[start Source excerpt]

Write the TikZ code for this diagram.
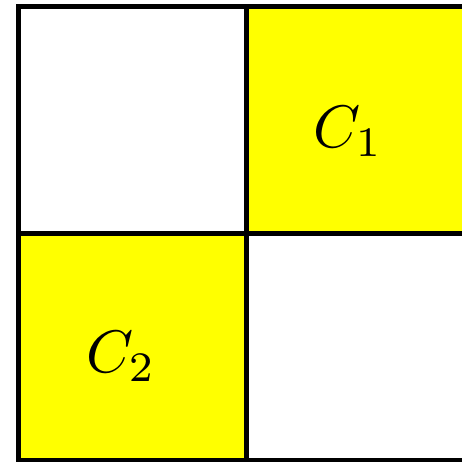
\documentclass[tikz,border=0pt]{standalone}
\usepackage{amsmath}
\usepackage{tikz}
\usetikzlibrary{positioning,calc}
\definecolor{cellyellow}{RGB}{255,255,0}
\newcommand{\Cone}{C_1}
\newcommand{\Ctwo}{C_2}

\begin{document}
\begin{tikzpicture}[x=1pt, y=-1pt, grid/.style={line width=5pt}, lbl/.style={scale=6}]
    \useasboundingbox (0,0) rectangle (461,462);
    % yellow cells
    \fill[cellyellow] (246,6.5) rectangle (473.5,233.5);
    \fill[cellyellow] (18.5,233.5) rectangle (246,460.5);
    % grid lines
    \draw[grid] (18.5,6.5) rectangle (473.5,460.5);
    \draw[grid] (246,6.5) -- (246,460.5);
    \draw[grid] (18.5,233.5) -- (473.5,233.5);
    \node[lbl] (c1) at (348,132) {$\Cone$};
    \node[lbl] (c2) at (121,356) {$\Ctwo$};
\end{tikzpicture}
\end{document}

[end Source excerpt]

What needs to be done:
Print the whole listing above once more, word for word, without its pictures.

Answer:
Write the TikZ code for this diagram.
\documentclass[tikz,border=0pt]{standalone}
\usepackage{amsmath}
\usepackage{tikz}
\usetikzlibrary{positioning,calc}
\definecolor{cellyellow}{RGB}{255,255,0}
\newcommand{\Cone}{C_1}
\newcommand{\Ctwo}{C_2}

\begin{document}
\begin{tikzpicture}[x=1pt, y=-1pt, grid/.style={line width=5pt}, lbl/.style={scale=6}]
    \useasboundingbox (0,0) rectangle (461,462);
    % yellow cells
    \fill[cellyellow] (246,6.5) rectangle (473.5,233.5);
    \fill[cellyellow] (18.5,233.5) rectangle (246,460.5);
    % grid lines
    \draw[grid] (18.5,6.5) rectangle (473.5,460.5);
    \draw[grid] (246,6.5) -- (246,460.5);
    \draw[grid] (18.5,233.5) -- (473.5,233.5);
    \node[lbl] (c1) at (348,132) {$\Cone$};
    \node[lbl] (c2) at (121,356) {$\Ctwo$};
\end{tikzpicture}
\end{document}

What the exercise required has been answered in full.